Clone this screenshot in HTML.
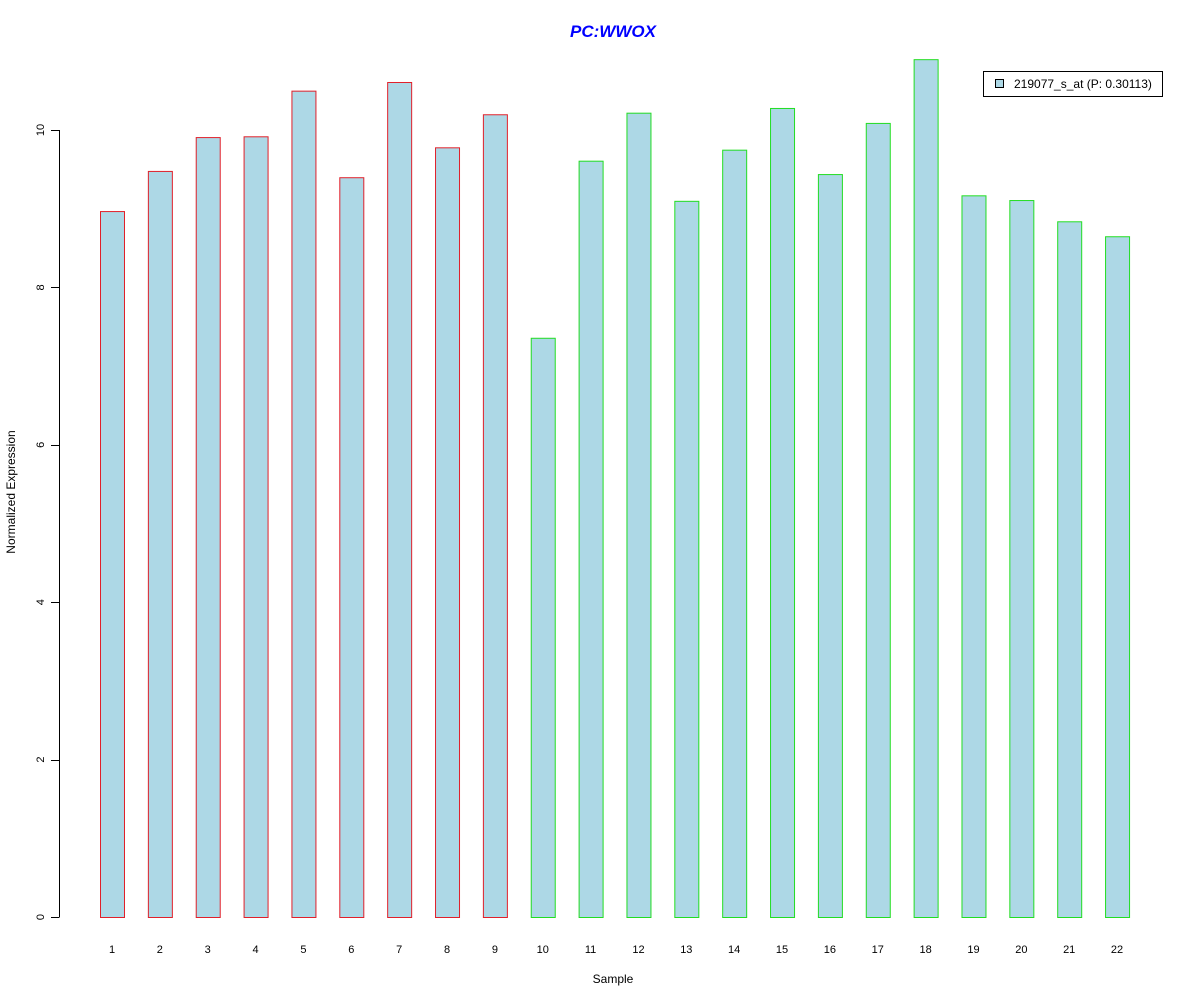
<!DOCTYPE html>
<html><head><meta charset="utf-8"><style>body{margin:0;background:#fff}svg{display:block}text{font-family:"Liberation Sans",Arial,sans-serif}</style></head>
<body>
<svg id="chart" width="1200" height="1000" xmlns="http://www.w3.org/2000/svg">
<rect width="1200" height="1000" fill="#fff"/>
<text x="613" y="37" text-anchor="middle" font-size="17" font-weight="bold" font-style="italic" fill="#0000ff">PC:WWOX</text>
<text x="613" y="983" text-anchor="middle" font-size="12">Sample</text>
<text x="15" y="492" text-anchor="middle" font-size="12" transform="rotate(-90 15 492)">Normalized Expression</text>
<g id="bars"></g><g id="xlabels"></g><g id="yaxis"></g>
<g>
<rect x="983.5" y="71.5" width="179" height="25" fill="#fff" stroke="#000"/>
<rect x="995.5" y="79.5" width="8" height="8" fill="#add8e6" stroke="#000"/>
<text x="1014" y="88" font-size="12">219077_s_at (P: 0.30113)</text>
</g>
</svg>
<script>
const categories=["1","2","3","4","5","6","7","8","9","10","11","12","13","14","15","16","17","18","19","20","21","22"];
const values=[8.97,9.48,9.91,9.92,10.50,9.40,10.61,9.78,10.20,7.36,9.61,10.22,9.10,9.75,10.28,9.44,10.09,10.90,9.17,9.11,8.84,8.65];
const groups=["red","red","red","red","red","red","red","red","red","green","green","green","green","green","green","green","green","green","green","green","green","green"];
const yTicks=[0,2,4,6,8,10];
const NS="http://www.w3.org/2000/svg";
const y=v=>917-v*78.7;
const x=i=>100+i*47.86;
const bw=24;
const bars=document.getElementById('bars'),xl=document.getElementById('xlabels'),ya=document.getElementById('yaxis');
values.forEach((v,i)=>{
 const r=document.createElementNS(NS,'rect');
 r.setAttribute('x',x(i)+0.5);r.setAttribute('y',y(v)+0.5);r.setAttribute('width',bw);r.setAttribute('height',y(0)-y(v));
 r.setAttribute('fill','#add8e6');r.setAttribute('stroke',groups[i]==='red'?'#e0202a':'#22dd22');
 
 
 bars.appendChild(r);
 const t=document.createElementNS(NS,'text');
 t.setAttribute('x',x(i)+bw/2);t.setAttribute('y',953);t.setAttribute('text-anchor','middle');t.setAttribute('font-size','11');
 t.textContent=categories[i];
 
 
 xl.appendChild(t);
});
const ax=document.createElementNS(NS,'line');
ax.setAttribute('x1',59.5);ax.setAttribute('x2',59.5);ax.setAttribute('y1',y(yTicks[yTicks.length-1]));ax.setAttribute('y2',y(0));ax.setAttribute('stroke','#000');


ya.appendChild(ax);
yTicks.forEach(v=>{
 const l=document.createElementNS(NS,'line');
 l.setAttribute('x1',51);l.setAttribute('x2',59.5);l.setAttribute('y1',Math.round(y(v))+0.5);l.setAttribute('y2',Math.round(y(v))+0.5);l.setAttribute('stroke','#000');
 
 
 ya.appendChild(l);
 const t=document.createElementNS(NS,'text');
 const yy=y(v);
 t.setAttribute('x',44);t.setAttribute('y',yy);t.setAttribute('text-anchor','middle');t.setAttribute('font-size','11');
 t.setAttribute('transform','rotate(-90 44 '+yy+')');
 t.textContent=v;
 
 
 ya.appendChild(t);
});
</script>
</body></html>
----------------
* _TASK TO CARRY OUT_
Leaving out the pictures, repeat the data above exactly.

* _FINAL RESULT_
Clone this screenshot in HTML.
<!DOCTYPE html>
<html><head><meta charset="utf-8"><style>body{margin:0;background:#fff}svg{display:block}text{font-family:"Liberation Sans",Arial,sans-serif}</style></head>
<body>
<svg id="chart" width="1200" height="1000" xmlns="http://www.w3.org/2000/svg">
<rect width="1200" height="1000" fill="#fff"/>
<text x="613" y="37" text-anchor="middle" font-size="17" font-weight="bold" font-style="italic" fill="#0000ff">PC:WWOX</text>
<text x="613" y="983" text-anchor="middle" font-size="12">Sample</text>
<text x="15" y="492" text-anchor="middle" font-size="12" transform="rotate(-90 15 492)">Normalized Expression</text>
<g id="bars"></g><g id="xlabels"></g><g id="yaxis"></g>
<g>
<rect x="983.5" y="71.5" width="179" height="25" fill="#fff" stroke="#000"/>
<rect x="995.5" y="79.5" width="8" height="8" fill="#add8e6" stroke="#000"/>
<text x="1014" y="88" font-size="12">219077_s_at (P: 0.30113)</text>
</g>
</svg>
<script>
const categories=["1","2","3","4","5","6","7","8","9","10","11","12","13","14","15","16","17","18","19","20","21","22"];
const values=[8.97,9.48,9.91,9.92,10.50,9.40,10.61,9.78,10.20,7.36,9.61,10.22,9.10,9.75,10.28,9.44,10.09,10.90,9.17,9.11,8.84,8.65];
const groups=["red","red","red","red","red","red","red","red","red","green","green","green","green","green","green","green","green","green","green","green","green","green"];
const yTicks=[0,2,4,6,8,10];
const NS="http://www.w3.org/2000/svg";
const y=v=>917-v*78.7;
const x=i=>100+i*47.86;
const bw=24;
const bars=document.getElementById('bars'),xl=document.getElementById('xlabels'),ya=document.getElementById('yaxis');
values.forEach((v,i)=>{
 const r=document.createElementNS(NS,'rect');
 r.setAttribute('x',x(i)+0.5);r.setAttribute('y',y(v)+0.5);r.setAttribute('width',bw);r.setAttribute('height',y(0)-y(v));
 r.setAttribute('fill','#add8e6');r.setAttribute('stroke',groups[i]==='red'?'#e0202a':'#22dd22');
 
 
 bars.appendChild(r);
 const t=document.createElementNS(NS,'text');
 t.setAttribute('x',x(i)+bw/2);t.setAttribute('y',953);t.setAttribute('text-anchor','middle');t.setAttribute('font-size','11');
 t.textContent=categories[i];
 
 
 xl.appendChild(t);
});
const ax=document.createElementNS(NS,'line');
ax.setAttribute('x1',59.5);ax.setAttribute('x2',59.5);ax.setAttribute('y1',y(yTicks[yTicks.length-1]));ax.setAttribute('y2',y(0));ax.setAttribute('stroke','#000');


ya.appendChild(ax);
yTicks.forEach(v=>{
 const l=document.createElementNS(NS,'line');
 l.setAttribute('x1',51);l.setAttribute('x2',59.5);l.setAttribute('y1',Math.round(y(v))+0.5);l.setAttribute('y2',Math.round(y(v))+0.5);l.setAttribute('stroke','#000');
 
 
 ya.appendChild(l);
 const t=document.createElementNS(NS,'text');
 const yy=y(v);
 t.setAttribute('x',44);t.setAttribute('y',yy);t.setAttribute('text-anchor','middle');t.setAttribute('font-size','11');
 t.setAttribute('transform','rotate(-90 44 '+yy+')');
 t.textContent=v;
 
 
 ya.appendChild(t);
});
</script>
</body></html>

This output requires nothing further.